Only answer I have found so far is, while truthful, a rather simplistic 'because it's boring'. I described this in the previous post as well to some extent. I always feel this pull to focus on cool, shiny, highly complex projects. Something involving high-level mathematics and complex engineering processes, doing something I preferably haven't done before yet to create something awesome and amazing which approaches sheer magic. Things like human-level AI, a new, superior processor architecture or artificial organs matching or exceeding the capabilities of their organic counterparts.
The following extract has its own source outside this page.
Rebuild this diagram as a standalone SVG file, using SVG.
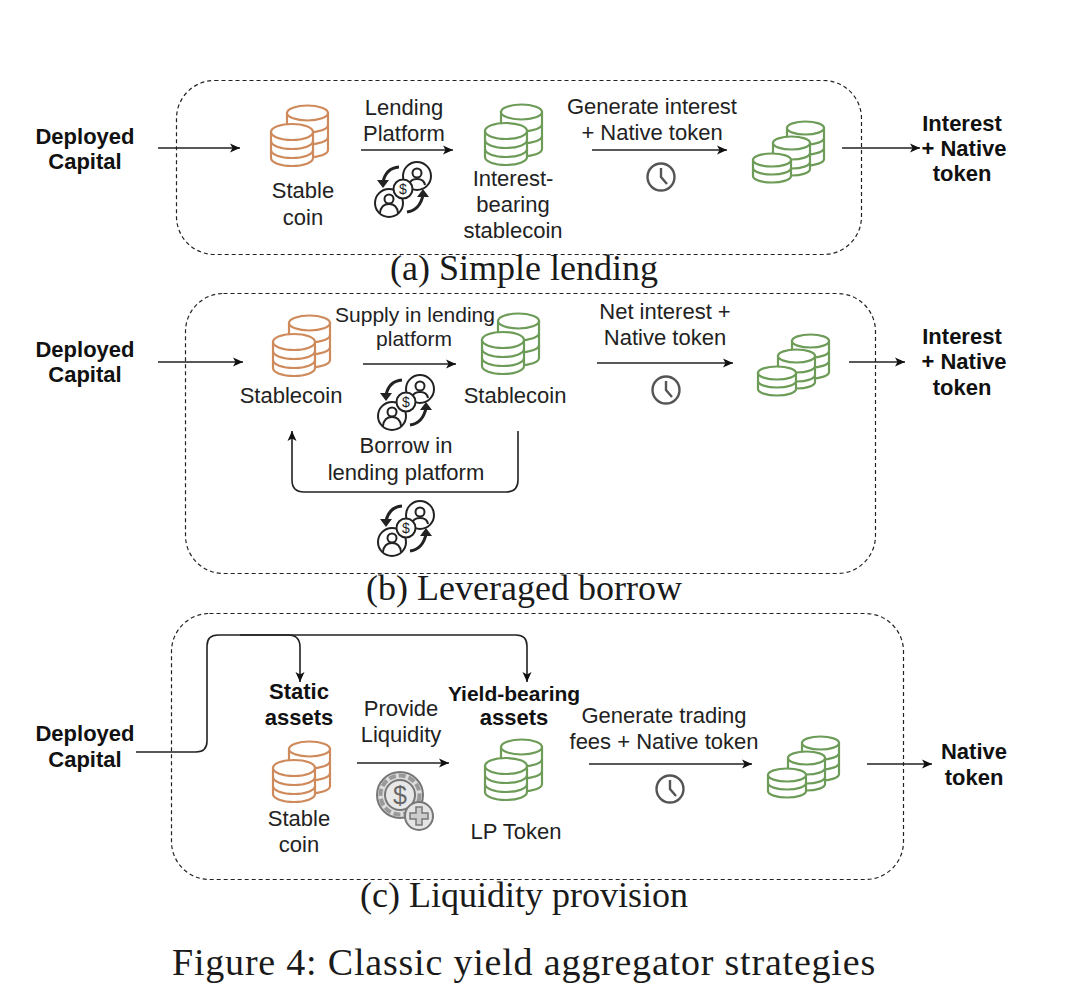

You know, things which are quite possible if you just spend some time and effort on it.

For me to function on a daily basis involves a lot of pulling myself away from the tasks I enjoy to do the boring, menial tasks. Like eating. Or getting the mail. Or sleeping. That's not to say that they have to be tasks I dreamed up myself to be interesting, though. If someone points me to a project or task where I feel I can challenge myself in some way that's just fine too. Even assembling some Ikea furniture works well at times. Those can be vicious projects, as many can attest to.

It's still hard to explain this properly, though. Heck, I cannot even properly grasp it myself what I'm really trying to say here. Why can't I do simple things? Why do I get distracted so easily if not challenged? What exactly draws me in a task? What is challenging and interesting to me? What motivates and demotivates me?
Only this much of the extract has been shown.